4/20/2026 Debra Levey Larson
Written by Debra Levey Larson
Aerospace engineering students Gokul Puthumanaillam and Manav Vora pitched their software idea at this year’s Cozad New Venture Challenge and came out on top. As third place winners in the challenge, they received $25,000 in venture capital support. But they also received two additional awards, each for $50,000 from Chicago-based Multimodal Ventures and Pear VC, a venture firm from Menlo Park, California. The funds are structured as company investments to provide support in exchange for a future share of the company.
The software they proposed will allow robots to be more energy efficient, which will lower costs.
“Battery data exists, but real-time energy decisions don’t,” said Puthumanaillam. “As a result, expensive robots spend too much time not working, and scaling uptime today often means buying more robots. UncertIA solves this with software that optimizes energy use in real time to extend mission time, improve uptime, and lower operating costs.”
Vora added, “It’s a middleware layer that helps robot operators reduce energy waste and downtime by optimizing real-time planning decisions, enabling longer missions, higher uptime, and lower operating costs.”
Puthumanaillam and Vora are Melkior Ornik’s Ph.D. students in The Grainger College of Engineering, University of Illinois Urbana-Champaign.

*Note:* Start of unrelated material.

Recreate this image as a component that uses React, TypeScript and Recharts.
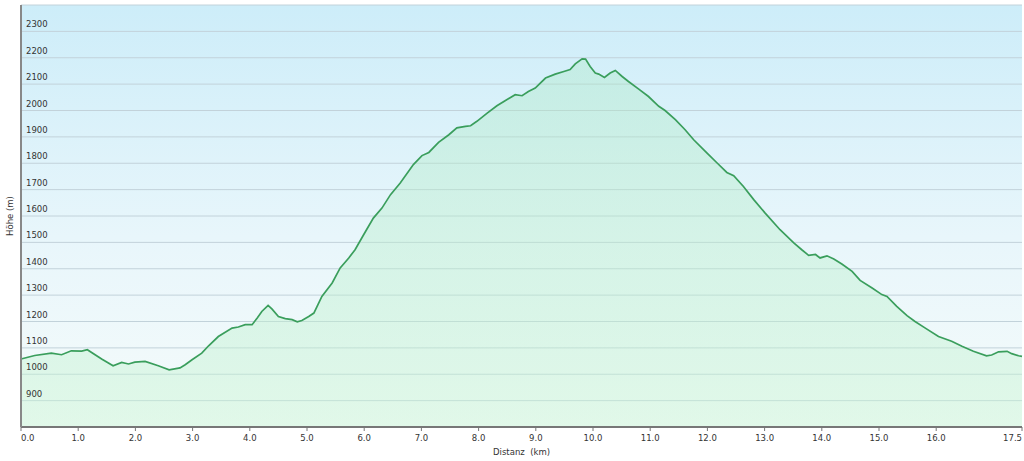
import React from "react";
import { AreaChart, Area, XAxis, YAxis, CartesianGrid } from "recharts";

// elevation profile
const distKm = [
  0, 0.24, 0.53, 0.71, 0.88, 1.06, 1.16, 1.41, 1.61, 1.76, 1.88, 1.99, 2.17, 2.4, 2.59, 2.78, 2.87, 2.99,
  3.16, 3.28, 3.45, 3.69, 3.8, 3.92, 4.04, 4.13, 4.21, 4.32, 4.39, 4.5, 4.62, 4.74, 4.83, 4.91, 5.03, 5.12,
  5.26, 5.44, 5.58, 5.73, 5.84, 5.99, 6.16, 6.31, 6.46, 6.63, 6.86, 7.01, 7.13, 7.3, 7.48, 7.62, 7.77, 7.86,
  7.97, 8.15, 8.32, 8.47, 8.64, 8.76, 8.87, 8.99, 9.17, 9.34, 9.49, 9.6, 9.69, 9.81, 9.87, 9.95, 10.04, 10.1,
  10.2, 10.3, 10.39, 10.51, 10.62, 10.8, 10.97, 11.15, 11.26, 11.44, 11.61, 11.76, 11.99, 12.17, 12.34, 12.46,
  12.63, 12.81, 13.01, 13.27, 13.51, 13.65, 13.77, 13.89, 13.97, 14.09, 14.21, 14.35, 14.53, 14.67, 14.88,
  15.05, 15.14, 15.31, 15.49, 15.63, 15.81, 16.04, 16.27, 16.45, 16.65, 16.88, 16.97, 17.09, 17.24, 17.32,
  17.44, 17.5,
];
const elevM = [
  1058, 1071, 1080, 1074, 1089, 1088, 1093, 1058, 1032, 1045, 1039, 1046, 1049, 1032, 1017, 1024, 1036, 1055,
  1080, 1108, 1143, 1175, 1179, 1188, 1188, 1213, 1238, 1261, 1247, 1219, 1211, 1207, 1199, 1204, 1219, 1232,
  1295, 1346, 1403, 1441, 1472, 1529, 1592, 1630, 1681, 1725, 1795, 1829, 1841, 1879, 1908, 1934, 1940, 1942,
  1959, 1990, 2018, 2038, 2060, 2056, 2072, 2085, 2123, 2138, 2148, 2155, 2177, 2196, 2195, 2167, 2142, 2138,
  2125, 2142, 2152, 2129, 2110, 2081, 2053, 2016, 2000, 1965, 1927, 1889, 1839, 1801, 1765, 1753,
  1712, 1662, 1611, 1548, 1498, 1472, 1451, 1454, 1441, 1449, 1437, 1418, 1390, 1356, 1327,
  1302, 1295, 1257, 1222, 1200, 1175, 1143, 1125, 1106, 1087, 1070, 1073, 1085, 1087, 1078,
  1070, 1068,
];
const xTicks = [0, 1, 2, 3, 4, 5, 6, 7, 8, 9, 10, 11, 12, 13, 14, 15, 16, 17.5];
const yTicks = [800, 900, 1000, 1100, 1200, 1300, 1400, 1500, 1600, 1700, 1800, 1900, 2000, 2100, 2200, 2300, 2400];

const data = distKm.map((d, i) => ({ km: d, hoehe: elevM[i] }));

const FONT = "'DejaVu Sans', Verdana, sans-serif";
const TXT = "#333";

function YTick({ x, y, payload }: any) {
  if (payload.value === 800 || payload.value === 2400) return null;
  return (
    <text x={x + 5} y={y - 4} fontSize={8.5} fontFamily={FONT} fill={TXT}>
      {payload.value}
    </text>
  );
}

function XTick({ x, y, payload, index }: any) {
  const anchor = index === 0 ? "start" : index === xTicks.length - 1 ? "end" : "middle";
  return (
    <text x={x} y={y} dy="0.71em" textAnchor={anchor} fontSize={8.5} fontFamily={FONT} fill={TXT}>
      {Number(payload.value).toFixed(1)}
    </text>
  );
}

export default function App() {
  return (
    <div style={{ position: "absolute", left: 0, top: 0, width: 1024, height: 461, background: "#fff" }}>
      <AreaChart width={1024} height={461} data={data} margin={{ top: 5, right: 2, bottom: 0, left: 20 }}>
        <defs>
          <linearGradient id="bgGrad" x1="0" y1="0" x2="0" y2="1">
            <stop offset="0%" stopColor="#cdedf9" />
            <stop offset="55%" stopColor="#e8f6fb" />
            <stop offset="100%" stopColor="#f5fbfa" />
          </linearGradient>
          <linearGradient id="areaGrad" x1="0" y1="0" x2="0" y2="1">
            <stop offset="0%" stopColor="#a8e8c0" stopOpacity={0.35} />
            <stop offset="100%" stopColor="#c8f5d4" stopOpacity={0.45} />
          </linearGradient>
        </defs>
        <CartesianGrid
          vertical={false}
          stroke="#c2d2da"
          strokeWidth={1}
          fill="url(#bgGrad)"
          fillOpacity={1}
          horizontalValues={yTicks}
        />
        <Area
          type="linear"
          dataKey="hoehe"
          stroke="#3a9e5c"
          strokeWidth={1.7}
          fill="url(#areaGrad)"
          fillOpacity={1}
          dot={false}
          activeDot={false}
          isAnimationActive={false}
        />
        <XAxis
          dataKey="km"
          type="number"
          domain={[0, 17.5]}
          ticks={xTicks}
          height={34}
          tickSize={4}
          tickMargin={4}
          axisLine={{ stroke: "#777", strokeWidth: 2 }}
          tickLine={{ stroke: "#777" }}
          tick={<XTick />}
          interval={0}
          label={{
            content: (p: any) => {
              const vb = p.viewBox;
              return (
                <text
                  x={vb.x + vb.width / 2}
                  y={vb.y + 28}
                  textAnchor="middle"
                  fontSize={8.5}
                  fontFamily={FONT}
                  fill={TXT}
                  style={{ whiteSpace: "pre" }}
                >
                  {"Distanz  (km)"}
                </text>
              );
            },
          }}
        />
        <YAxis
          type="number"
          domain={[800, 2400]}
          ticks={yTicks}
          width={1}
          tickSize={0}
          tickMargin={0}
          tickLine={false}
          axisLine={{ stroke: "#888", strokeWidth: 2 }}
          tick={<YTick />}
          interval={0}
          label={{
            content: (p: any) => {
              const vb = p.viewBox;
              const cx = vb.x - 7;
              const cy = vb.y + vb.height / 2;
              return (
                <text
                  x={cx}
                  y={cy}
                  transform={`rotate(-90 ${cx} ${cy})`}
                  textAnchor="middle"
                  fontSize={8.5}
                  fontFamily={FONT}
                  fill={TXT}
                >
                  Höhe (m)
                </text>
              );
            },
          }}
        />
      </AreaChart>
    </div>
  );
}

Ornik said UncertIA is based on his research group’s recent efforts to create ‘just enough sensing.’
“The concept is to allow robots to perform in complex environments where they need to use their sensors, but battery power is severely limited and the robot must carefully choose which sensors to turn on, and when,” Ornik said.
Puthumanaillam and Vora said UncertIA targets mid-sized robotics firms and large enterprises deploying robot fleets. These companies may have the budget to improve the amount of time a robot is operational and functioning correctly without interruption, or uptime. But they often lack the internal robotics software capacity to develop energy and optimization tools.
“I provided my help and advising the overall effort, I very much took the backseat,” Ornik said. “Gokul and Manav are the true leaders here. Now, comes the logistically hard part of forming a company.”
Puthumanaillam is joining NVIDIA Seattle Robotics Lab as an intern this summer and Vora will be joining Nokia Bell Labs as a research intern.
The Cozad New Venture Challenge is an annual contest through Grainger’s Technology Entrepreneur Center to empower the next generation of entrepreneurs.